## INFORMATION SUPPLIED:
** Start **
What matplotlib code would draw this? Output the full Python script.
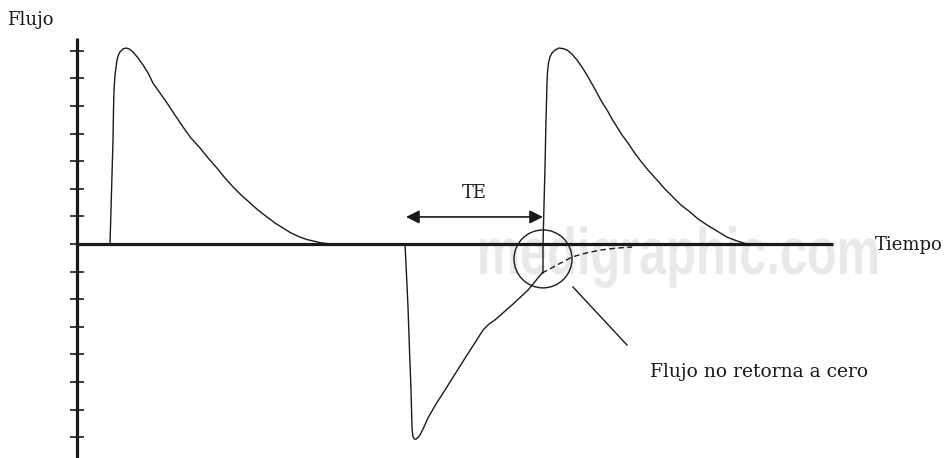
import numpy as np
import matplotlib.pyplot as plt
from matplotlib.patches import Ellipse, PathPatch
from matplotlib.textpath import TextPath
from matplotlib.font_manager import FontProperties
from matplotlib.transforms import Affine2D

# ---- data (time: arbitrary units, flow: tick units) ----
insp1_t = [3.3, 3.6, 3.65, 3.7, 3.8, 4.0, 4.15, 4.3, 4.6, 4.9, 5.2, 5.6, 6.1,
           6.6, 7.1, 7.6, 8.3, 9.0, 9.8, 10.6, 11.4, 12.3, 13.1, 14.0, 14.8,
           15.6, 16.4, 17.3, 18.1, 19.0, 19.8, 20.6, 21.4, 22.3, 23.0, 23.6,
           24.3, 25.1, 25.6]
insp1_f = [0.0, 3.77, 4.86, 5.58, 6.12, 6.67, 6.85, 6.96, 7.07, 7.10, 7.07,
           6.96, 6.74, 6.49, 6.20, 5.83, 5.47, 5.11, 4.67, 4.24, 3.84, 3.48,
           3.12, 2.75, 2.39, 2.07, 1.78, 1.49, 1.23, 0.98, 0.76, 0.58, 0.40,
           0.25, 0.16, 0.11, 0.05, 0.01, 0.0]

# expiration, cut short before flow returns to zero
esp_t = [32.8, 32.95, 33.1, 33.25, 33.4, 33.5, 33.55, 33.6, 33.75, 33.9, 34.1,
         34.3, 34.7, 35.1, 35.9, 36.8, 38.5, 40.6, 41.2, 41.8, 43.5, 45.1, 46.5]
esp_f = [0.0, -1.12, -2.28, -3.84, -5.29, -6.63, -6.85, -6.99, -7.07, -7.07,
         -7.01, -6.92, -6.63, -6.30, -5.80, -5.29, -4.31, -3.12, -2.90, -2.75,
         -2.21, -1.67, -1.05]

# where expiration would have gone (dashed)
resto_t = [46.5, 47.3, 48.0, 48.8, 49.5, 50.9, 52.3, 53.9, 55.5]
resto_f = [-1.05, -0.90, -0.76, -0.61, -0.47, -0.33, -0.22, -0.15, -0.11]

insp2_t = [46.6, 46.6, 46.7, 46.8, 46.9, 47.0, 47.05, 47.15, 47.3, 47.5, 47.8,
           48.2, 48.6, 49.0, 49.5, 50.0, 50.5, 51.0, 51.5, 52.0, 52.5, 53.0,
           53.5, 54.0, 54.5, 55.1, 55.7, 56.3, 57.1, 58.0, 58.8, 59.6, 60.4,
           61.3, 62.1, 63.0, 64.0, 65.0, 66.0, 67.0]
insp2_f = [-1.05, -0.04, 1.41, 2.79, 4.49, 5.83, 6.23, 6.56, 6.78, 6.92, 7.03,
           7.10, 7.08, 7.03, 6.88, 6.67, 6.41, 6.12, 5.80, 5.47, 5.14, 4.86,
           4.53, 4.24, 3.95, 3.66, 3.33, 3.04, 2.68, 2.32, 1.99, 1.70, 1.41,
           1.16, 0.91, 0.69, 0.47, 0.25, 0.11, 0.0]

flow_ticks = list(range(-7, 8))
t_end = 75.6     # end of time axis
f_top = 7.46     # top of flow axis

te_start, te_end, te_level = 32.9, 46.6, 0.98

# ---- figure: 947 x 458 px ----
fig = plt.figure(figsize=(9.47, 4.58), dpi=100)
ax = fig.add_axes([0, 0, 1, 1])
ax.set_xlim(-7.7, 87.0)
ax.set_ylim(-7.754, 8.841)
ax.axis('off')

serif = 'DejaVu Serif'
ink = '#1a1a1a'

# watermark
fp = FontProperties(family='Liberation Sans', weight='bold')
tp = TextPath((0, 0), 'medigraphic.com', size=1, prop=fp)
bb = tp.get_extents()
sx = 397 / bb.width
sy = 66
wm = PathPatch(tp, facecolor='#e9e9e9', edgecolor='none', zorder=0,
               transform=Affine2D().translate(-bb.x0, 0).scale(sx, sy).translate(480, 184))
ax.add_patch(wm)

# axes
ax.plot([0, t_end], [0, 0], color=ink, lw=2.3, solid_capstyle='butt', zorder=3)
ax.plot([0, 0], [-7.9, f_top], color=ink, lw=2.3, solid_capstyle='butt', zorder=3)
ax.hlines(flow_ticks, -0.7, 0.7, color=ink, lw=1.2, zorder=3)

# flow curves
ax.plot(insp1_t, insp1_f, color=ink, lw=1.0, zorder=4)
ax.plot(esp_t, esp_f, color=ink, lw=1.0, zorder=4)
ax.plot(insp2_t, insp2_f, color=ink, lw=1.0, zorder=4)
ax.plot(resto_t, resto_f, color=ink, lw=1.0, ls=(0, (4, 2.5)), zorder=4)

# circle marking non-zero flow
ax.add_patch(Ellipse((46.6, -0.54), 5.8, 2.10, fill=False, ec=ink, lw=1.0, zorder=4))
ax.plot([49.6, 55.0], [-1.56, -3.66], color=ink, lw=1.0)

# TE arrow
ax.annotate('', xy=(te_start, te_level), xytext=(te_end, te_level),
            arrowprops=dict(arrowstyle='<|-|>', color=ink, lw=1.2,
                            mutation_scale=20, shrinkA=0, shrinkB=0))
ax.text(39.7, 1.85, 'TE', family=serif, fontsize=13, ha='center', va='center', color=ink)

# labels
ax.text(-7.0, 8.12, 'Flujo', family=serif, fontsize=13, ha='left', va='center', color=ink)
ax.text(79.8, -0.05, 'Tiempo', family=serif, fontsize=13, ha='left', va='center', color=ink)
ax.text(57.3, -4.64, 'Flujo no retorna a cero', family=serif, fontsize=13.5,
        ha='left', va='center', color=ink)

fig.savefig('out.png', dpi=100)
** End **
## REQUIRED TASK:
Leave out any pictures, please, and quote only the lines from the top of the data through the line that contains "from matplotlib.transforms import Affine2D".

## OUTPUT FOR THIS EXERCISE:
What matplotlib code would draw this? Output the full Python script.
import numpy as np
import matplotlib.pyplot as plt
from matplotlib.patches import Ellipse, PathPatch
from matplotlib.textpath import TextPath
from matplotlib.font_manager import FontProperties
from matplotlib.transforms import Affine2D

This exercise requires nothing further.